Written on 08/20/2025
Joni Eareckson Tada

Misery loves company, but joy craves a crowd.

Eternities before the cosmos, there was the Father, Son, and Holy Spirit enjoying each other in rapturous delight. But the Trinity was thinking of a bigger crowd. God’s plan was to gather countless sons and daughters into his thunderous waterfall of joy.

In this plan, Jesus Christ commands center stage, and the Father never tires of bragging about him: “Behold . . . my chosen, in whom my soul delights” (Isaiah 42:1). In Jesus, the Father sees the fountain of all the intelligence, grandeur, and goodness that ever was. (The Holy Spirit doesn’t mind this at all.) So, if we want to know what — or Who — fills the heart of God with joy, the Father himself tells us in Matthew 3:17: “This is my beloved Son, with whom I am well pleased.”

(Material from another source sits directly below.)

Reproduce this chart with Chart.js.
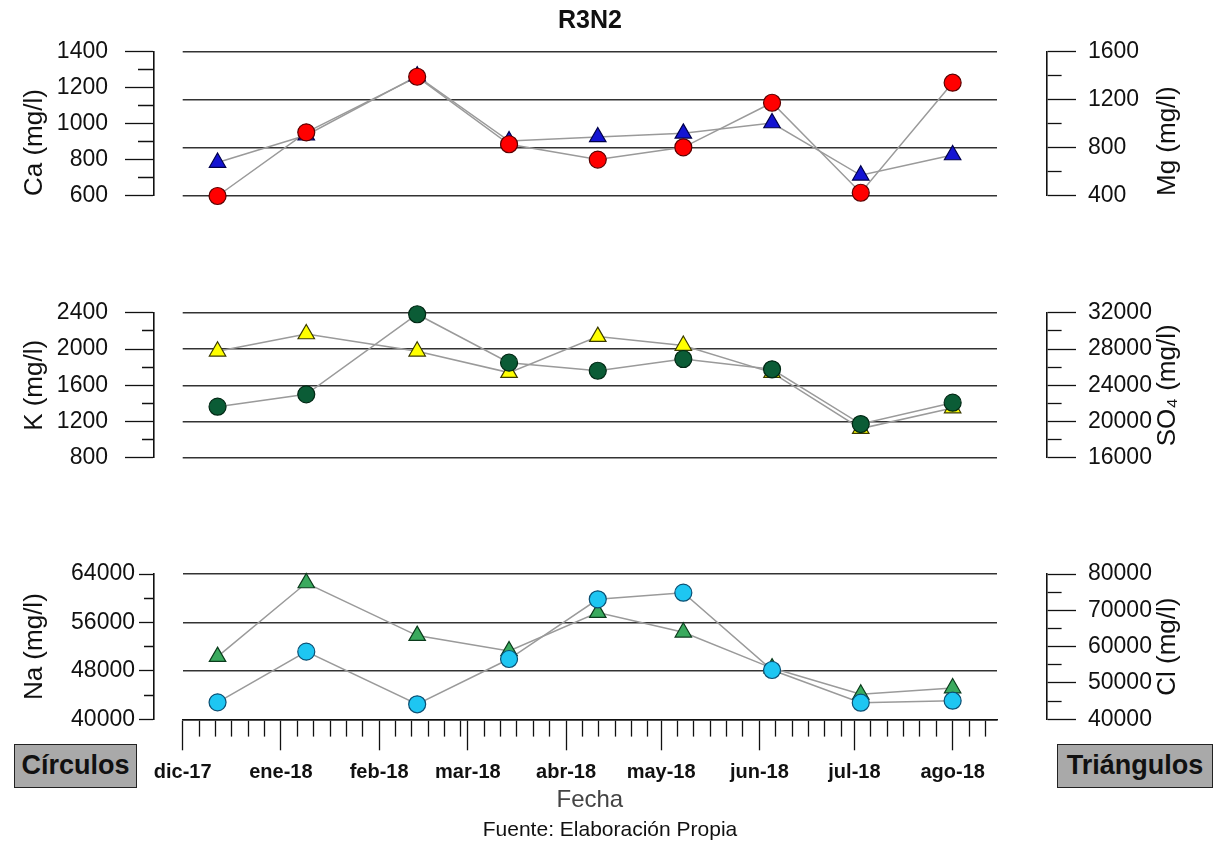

Jesus is joy incarnate. He swims in elation, and he is positively driven to share his pleasure with us. Why? Because joy is multiplied in a crowd. As he says in John 15:11, “These things I have spoken to you, that my joy may be in you, and that your joy may be full.” Jesus longs to fill his disciples with the kind of deep, unshakable joy that sustained him through his own sufferings (Hebrews 12:2). And if you believe in him, you are among that blood-bought crowd.

But there’s a catch.

No Suffering, No Joy

As the solemn Monarch of all, God shares his joy on his own terms. And those terms call for us to suffer, in some measure, as his beloved Son did when he walked on earth (Philippians 1:29). God’s joy does not come cheap. It costs us. For if Jesus endured his cross for the joy that was set before him, should we expect any less? Peter tells us, “To this you have been called, because Christ also suffered for you, leaving you an example, so that you might follow in his steps” (1 Peter 2:21).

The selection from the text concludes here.